A quiz night, I thought to myself? Now this was a stroke of good fortune. I could just see myself enjoying a nice meal before joining a team who might be down a member. It just so happened that I had recently been part of a champion-winning quiz team, and feeling in a somewhat confident mood, I inquired if anyone could join in. My mind whirled in thought, maybe I could enter on my own. I’d go down in local folklore as that stranger from out of town who whistled in on the breeze, won the local quiz night, and disappeared as quickly as he arrived. However, my daydream was shattered when I was told by a lady behind the bar, “All the teams are full. We’re expecting quite a turnout tonight.”

With this, I slunk to a table, menu in hand, and set about ordering some dinner.
“Besides, the questions are probably all about farming and not nearly as challenging as the local Kindy fundraiser that I’d been part of the winning team in,” I muttered to myself as I surveyed a menu that was about five pages long and had dishes from every major continent on it. For a moment I considered ordering a Greek kebab with a side order of pork bao buns and margherita pizza, just to give the night a truly international flavour. However, I decided to go with a steak and order another beer.

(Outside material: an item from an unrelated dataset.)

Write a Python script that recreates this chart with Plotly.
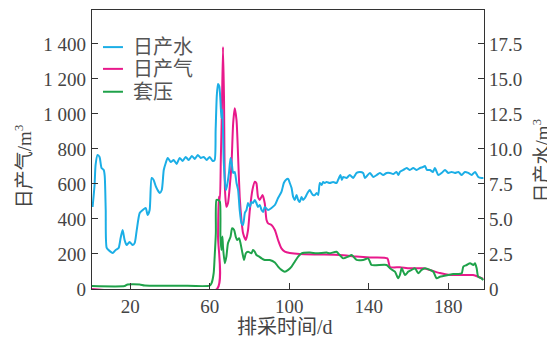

I finished my meal and ordered another pint, with the pleasant sounds of poker machines whittling away in the background. Occasionally Jim, my new best friend, would come over and we’d engage in short conversation before he too became lost to the dazzling lights and sounds of the pokie machines. Eventually, I looked at my watch. It wasn’t late, but I was tired. It had been a long day and my eyes were beginning to droop.

I went outside and looked at the town of Winton under the night sky. The trucks were still bowling past; they had been all day. I retired to my room, read a few pages of my book, and listened to the soothing sounds of laughter coming from the quiz. I bet the questions suck, I thought to myself as I drifted off to sleep.